Granada's Walled City...

Our train trip to Granada was relatively smooth, even though half of it was on a bus due to some track work.  Our cunning and likely overly-thought-out plan to get a cab, however, was perfectly executed and we were on the road to the Alhambra within minutes.

We arrived at the historical Parador Hotel in the walled city and were encouraged to embrace a “once in a lifetime “ upgrade due to a last minute cancellation.  Although we managed to negotiate the upgrade fee to a much lower and more acceptable price, we checked in to find that the room was not quite what we expected.  Note to self:  Always see the room before agreeing to an upgrade!

The historic Parador Hotel
Nonetheless, the hotel itself was an incredible experience.  The Parador Hotels in Spain are converted historical sites that are entirely controlled and maintained by the government.  This hotel was part of a palace and mosque that was built in the 1300s and was later converted into a Fransciscan Convent. Part of the building was the former chapel where Queen Isabella and King Ferdinand were buried until their remains were moved to the Royal Chapel.   
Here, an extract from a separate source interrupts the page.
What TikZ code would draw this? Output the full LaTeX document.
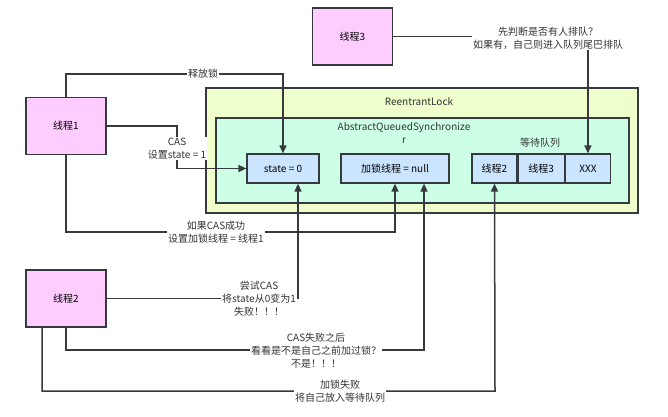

The Alhambra itself is the most famous Moorish citadel and palace in Spain.  It was primarily built in the 1100s and turned into a palace in the 1300s under Yusuf 1.  Alhambra is defined as the Red Palace - some believe this is because of the red bricks used while others think it was because the Sultan had a very red beard!




Knapsacks MUST be worn in the front!
Although many Moorish buildings were destroyed when the Christians conquered Muslim territory, it is believed that the conquerors were so in awe of these buildings that they left them untouched.  As such, the area offers one of the best-preserved architectural examples of Moorish design.

The Palace in the Alhambra has three different sections – the public area (for judicial and administrative duties), the principal residence of the King, and the Palace of the Lions, which was the private area of the Palace.  Each section had a slightly different feel to it, with the first two areas having a much stronger Muslim design influence. Each, however, was adorned with colourful decorative tiles and motifs and many beautiful arches.  In the middle of the Complex was a long pool of water, once again reinforcing the Muslim tradition of cleanliness and purity. 

Over the years, the Alhambra underwent some expansion. Charles V, for example, added several rooms as well as the Charles V Palace.  This dramatic “Circle in a Square” design took years to build and sits unfinished today.  It is considered one of the most important Renaissance style buildings in Spain but oddly seemed to actually attract the sunshine rather than protect from it and, although very attractive, didn’t seem remarkably functional.  Perhaps this is why it was never finished...


Perhaps the most lovely palace is the Summer Palace (“Generalife”), which was only a 10-minute walk away from the Alhambra.  With exquisite gardens, this Palace was "less grand" but was remarkably cool and breezy and offered stunning views of the Alhambra and below city.

Although it seems odd that they would build the summer residence so close to the official residence, we were told on several occasions that there was such in-fighting and drama about who controlled the Alhambra that rulers did not want to ever stray too far away!


We were also told that it was this in-fighting that caused their eventual demise.  Apparently, Isabella and Ferdinand had troops stationed nearby for many months, just waiting for the time when the in-fighting started to cause such distraction and hardship in the city that it was ripe for takeover.


The gates of the Alhambra are locked at night, clearing out the city and allowing the guests of the Parador to enjoy the city with very few tourists.  Getting up early to quietly watch the sunrise over this magical historical city may not have justified the hotel upgrade fee but definitely made the decision to stay at the hotel feel like a brilliant one.